Former Newcastle defender Jose Enrique told Four Four Two magazine about the problems Shearer had last year, saying: “He was a top guy. The problem he had was he loved Newcastle so much that he wanted to change so many things in very little time, so it was difficult. 

“I believe he could have done really well as a manager for us, but when he arrived the team was already broken and even then, we nearly stayed up. We needed a point at Aston Villa, but we lost because Damian Duff scored an own goal.”

The idea that a club is in good hands because legendary figures are involved isn’t solely linked to the managers’ role. When Arsenal were the subject of reported interest from Spotify founder Daniel Ek, also a reported Gunners fan, he instantly involved Henry, Patrick Vieira and Dennis Bergkamp, serving up plenty of positive publicity. 

Again, though, there was little reason to believe the trio could have an impact beyond blind faith of supporters desperate to see the club go in a different direction after a 15-year malaise, much of which was at the hands of the man who made those three legends in the first place, Arsene Wenger.

Rather ironically, given the continuing state of eternal pressure he finds himself in, there is an argument to say Ole Gunnar Solskjaer is a case for the defence of iconic players taking over in a high position. Manchester United were drifting badly under Mourinho and fans were turning restless; when he was sacked in December 2018, and Solskjaer arrived on an initial interim basis, it gave everyone a shot of positivity and adrenaline. The impact was instant, as is not uncommon with these appointments, and eventually led to a permanent appointment with fans singing: “Ole’s at the wheel!”

His lack of prowess as a coach of that level has been found out a number of times since, and support for him is beginning to waver.

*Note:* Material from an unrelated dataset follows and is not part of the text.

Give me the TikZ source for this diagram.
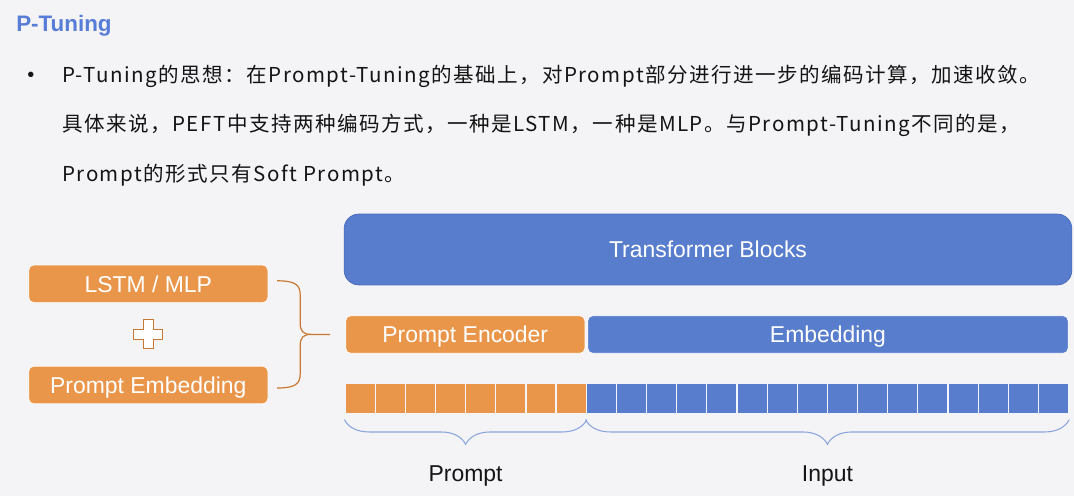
\documentclass[tikz,border=0pt]{standalone}
\usepackage{xcolor}
\usepackage{fontspec}
\setmainfont{Liberation Sans}
\newfontfamily\cjk[LetterSpace=7.3]{Noto Sans CJK SC}
\usepackage{tikz}
\usetikzlibrary{positioning,calc,decorations.pathreplacing}
\definecolor{ptOrange}{RGB}{233, 150, 74}
\definecolor{ptBlue}{RGB}{87, 125, 204}
\definecolor{ptEdge}{RGB}{72, 106, 190}
\definecolor{titleBlue}{RGB}{88, 125, 214}
\definecolor{bgColor}{RGB}{244, 244, 247}
\definecolor{braceOrange}{RGB}{200, 120, 48}
\definecolor{braceBlue}{RGB}{140, 165, 220}
\definecolor{textColor}{RGB}{20, 20, 20}

\tikzset{
    box/.style={rounded corners=3.75pt, text=white, font=\fontsize{17.2}{20}\selectfont, text height=12.3pt, text depth=0pt, inner sep=0pt, draw=white, line width=0.5pt},
    obox/.style={box, fill=ptOrange, minimum width=179.3pt, minimum height=28.2pt},
    bbox/.style={box, fill=ptBlue},
    cell/.style={draw=white!92!ptBlue, line width=0.9pt, minimum width=22.6pt, minimum height=22.8pt, inner sep=0pt},
    body/.style={anchor=base west, inner sep=0pt, text=textColor, font=\cjk\fontsize{15.4}{18}\selectfont},
    label/.style={inner sep=0pt, text=textColor, font=\fontsize{17.2}{20}\selectfont, text height=12.3pt, text depth=0pt}
}

\begin{document}
\begin{tikzpicture}[x=0.75pt, y=-0.75pt]
    \fill[bgColor] (0,0) rectangle (1074,496);
    \useasboundingbox (0,0) rectangle (1074,496);

    \node[anchor=base west, inner sep=0pt, text=titleBlue, font=\bfseries\fontsize{16.8}{20}\selectfont] (title) at (16,31.7) {P-Tuning};
    \node[inner sep=0pt, text=textColor, font=\fontsize{15}{16}\selectfont] (dot) at (31,77) {\textbullet};
    \node[body] (line1) at (62,82) {P-Tuning的思想：在Prompt-Tuning的基础上，对Prompt部分进行进一步的编码计算，加速收敛。};
    \node[body] (line2) at (62,131.5) {具体来说，PEFT中支持两种编码方式，一种是LSTM，一种是MLP。与Prompt-Tuning不同的是，};
    \node[body] (line3) at (62,181.5) {Prompt的形式只有Soft Prompt。};

    \node[bbox, rounded corners=11pt, draw=ptEdge, minimum width=545.8pt, minimum height=53.2pt] (blocks) at (708,249.5) {Transformer Blocks};
    \node[obox] (encoder) at (465.3,334.5) {Prompt Encoder};
    \node[bbox, minimum width=360.3pt, minimum height=28.2pt, right=1.7pt of encoder] (embed) {Embedding};

    \node[obox] (lstm) at (148.3,283.8) {LSTM / MLP};
    \node[obox, below=47.2pt of lstm] (pemb) {Prompt Embedding};

    \coordinate (plus) at ($(lstm.south)!0.5!(pemb.north)$);
    \draw[braceOrange, fill=white, line width=0.7pt] ($(plus)+(-5,-14.5)$) -- ++(10,0) -- ++(0,9.5) -- ++(9.5,0) -- ++(0,10) -- ++(-9.5,0) -- ++(0,9.5) -- ++(-10,0) -- ++(0,-9.5) -- ++(-9.5,0) -- ++(0,-10) -- ++(9.5,0) -- cycle;

    \coordinate (ba) at ($(lstm.east)+(9,-3)$);
    \coordinate (bb) at ($(pemb.east)+(9,3)$);
    \coordinate (bm) at ($(ba)!0.5!(bb)$);
    \draw[braceOrange, line width=0.9pt] (ba) .. controls +(18,0) and +(0,-10) .. ($(ba)+(23,14)$) -- ($(bm)+(23,-12)$) .. controls +(0,9) and +(-8,0) .. ($(bm)+(34,0)$) -- ($(bm)+(53,0)$);
    \draw[braceOrange, line width=0.9pt] (bb) .. controls +(18,0) and +(0,10) .. ($(bb)+(23,-14)$) -- ($(bm)+(23,12)$) .. controls +(0,-9) and +(-8,0) .. ($(bm)+(34,0)$);

    \foreach \i in {0,...,7}
        \node[cell, fill=ptOrange] (c\i) at ({345+30.15*(\i+0.5)},398.5) {};
    \foreach \i in {8,...,23}
        \node[cell, fill=ptBlue] (c\i) at ({345+30.15*(\i+0.5)},398.5) {};

    \draw[braceBlue, line width=0.8pt, decorate, decoration={brace, mirror, amplitude=18.5pt, raise=4pt}] (c0.south west) -- (c7.south east);
    \draw[braceBlue, line width=0.8pt, decorate, decoration={brace, mirror, amplitude=18.5pt, raise=4pt}] (c8.south west) -- (c23.south east);

    \node[label] (prompt) at ($(c0.south west)!0.5!(c7.south east)+(0,59)$) {Prompt};
    \node[label] (input) at ($(c8.south west)!0.5!(c23.south east)+(0,59)$) {Input};
\end{tikzpicture}
\end{document}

But in his three years in charge, he has attempted to change the style of play to a more exciting, inspiring approach after Mourinho’s slow and insipid offering, and he has streamlined an over-inflated transfer policy to fit that of Sir Alex Ferguson before he retired in 2013.

Results, in the end, dictate everything. For all of Solskjaer’s qualities, they won’t be enough if he doesn’t end a four-year trophy draught this season. The fans who chanted his name are now questioning him, keen to see him replaced by somebody with a proven track record for winning. In the end, emotion and heart, the sort of thing a fan deals in, can only take you so far.